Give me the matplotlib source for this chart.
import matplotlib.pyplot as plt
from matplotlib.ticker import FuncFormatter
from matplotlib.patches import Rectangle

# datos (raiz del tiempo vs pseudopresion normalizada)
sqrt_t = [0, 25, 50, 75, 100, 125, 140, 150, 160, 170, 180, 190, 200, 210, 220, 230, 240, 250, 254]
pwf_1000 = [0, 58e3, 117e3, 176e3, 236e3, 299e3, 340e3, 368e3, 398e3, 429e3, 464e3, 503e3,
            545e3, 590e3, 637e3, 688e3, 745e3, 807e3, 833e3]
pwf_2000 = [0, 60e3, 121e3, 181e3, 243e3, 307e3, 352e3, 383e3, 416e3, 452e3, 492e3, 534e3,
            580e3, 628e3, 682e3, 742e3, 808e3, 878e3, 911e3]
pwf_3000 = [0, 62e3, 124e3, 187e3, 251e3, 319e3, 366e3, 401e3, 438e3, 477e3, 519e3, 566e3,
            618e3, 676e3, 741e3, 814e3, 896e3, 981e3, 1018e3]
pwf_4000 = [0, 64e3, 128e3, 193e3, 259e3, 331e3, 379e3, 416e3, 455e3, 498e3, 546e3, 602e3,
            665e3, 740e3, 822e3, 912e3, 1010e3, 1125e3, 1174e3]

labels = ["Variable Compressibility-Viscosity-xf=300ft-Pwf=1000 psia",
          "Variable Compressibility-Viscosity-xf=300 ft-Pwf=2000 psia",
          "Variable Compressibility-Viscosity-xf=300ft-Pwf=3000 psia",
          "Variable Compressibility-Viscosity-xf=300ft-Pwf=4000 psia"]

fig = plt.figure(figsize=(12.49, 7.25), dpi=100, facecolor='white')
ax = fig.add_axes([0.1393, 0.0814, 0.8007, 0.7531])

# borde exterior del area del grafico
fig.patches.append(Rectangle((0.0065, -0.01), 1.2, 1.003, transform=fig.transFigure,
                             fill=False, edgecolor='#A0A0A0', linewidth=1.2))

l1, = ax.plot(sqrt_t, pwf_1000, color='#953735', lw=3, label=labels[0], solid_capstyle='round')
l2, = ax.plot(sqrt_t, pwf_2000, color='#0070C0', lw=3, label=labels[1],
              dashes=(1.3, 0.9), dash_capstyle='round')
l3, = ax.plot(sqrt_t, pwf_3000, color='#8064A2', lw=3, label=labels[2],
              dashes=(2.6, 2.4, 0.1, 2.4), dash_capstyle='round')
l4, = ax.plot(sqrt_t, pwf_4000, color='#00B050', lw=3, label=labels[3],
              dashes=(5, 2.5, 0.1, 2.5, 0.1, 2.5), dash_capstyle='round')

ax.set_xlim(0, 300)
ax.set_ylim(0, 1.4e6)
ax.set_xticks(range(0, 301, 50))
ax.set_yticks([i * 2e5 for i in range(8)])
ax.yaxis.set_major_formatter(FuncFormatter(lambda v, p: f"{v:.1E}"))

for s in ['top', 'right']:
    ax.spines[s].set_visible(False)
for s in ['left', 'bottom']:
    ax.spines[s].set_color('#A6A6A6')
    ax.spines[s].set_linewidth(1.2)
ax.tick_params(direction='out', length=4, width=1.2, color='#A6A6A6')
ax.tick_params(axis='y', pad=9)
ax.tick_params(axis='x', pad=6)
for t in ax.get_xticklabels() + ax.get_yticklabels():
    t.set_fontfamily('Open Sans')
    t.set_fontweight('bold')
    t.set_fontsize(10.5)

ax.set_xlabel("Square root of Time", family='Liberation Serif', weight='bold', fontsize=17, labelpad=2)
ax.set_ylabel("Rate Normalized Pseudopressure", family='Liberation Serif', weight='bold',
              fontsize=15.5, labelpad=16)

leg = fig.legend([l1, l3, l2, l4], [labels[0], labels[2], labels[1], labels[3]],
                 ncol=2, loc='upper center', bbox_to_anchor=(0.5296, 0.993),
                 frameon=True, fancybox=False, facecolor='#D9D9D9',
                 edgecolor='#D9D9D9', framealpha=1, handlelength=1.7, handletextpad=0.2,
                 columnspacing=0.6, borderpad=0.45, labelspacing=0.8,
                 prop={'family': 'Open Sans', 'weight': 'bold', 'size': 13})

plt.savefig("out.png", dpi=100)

++++++

* [Task directions]: Return exactly the opening lines of the listing above, ending with the line that has "from matplotlib.patches import Rectangle".

* [Response to this exercise]:
Give me the matplotlib source for this chart.
import matplotlib.pyplot as plt
from matplotlib.ticker import FuncFormatter
from matplotlib.patches import Rectangle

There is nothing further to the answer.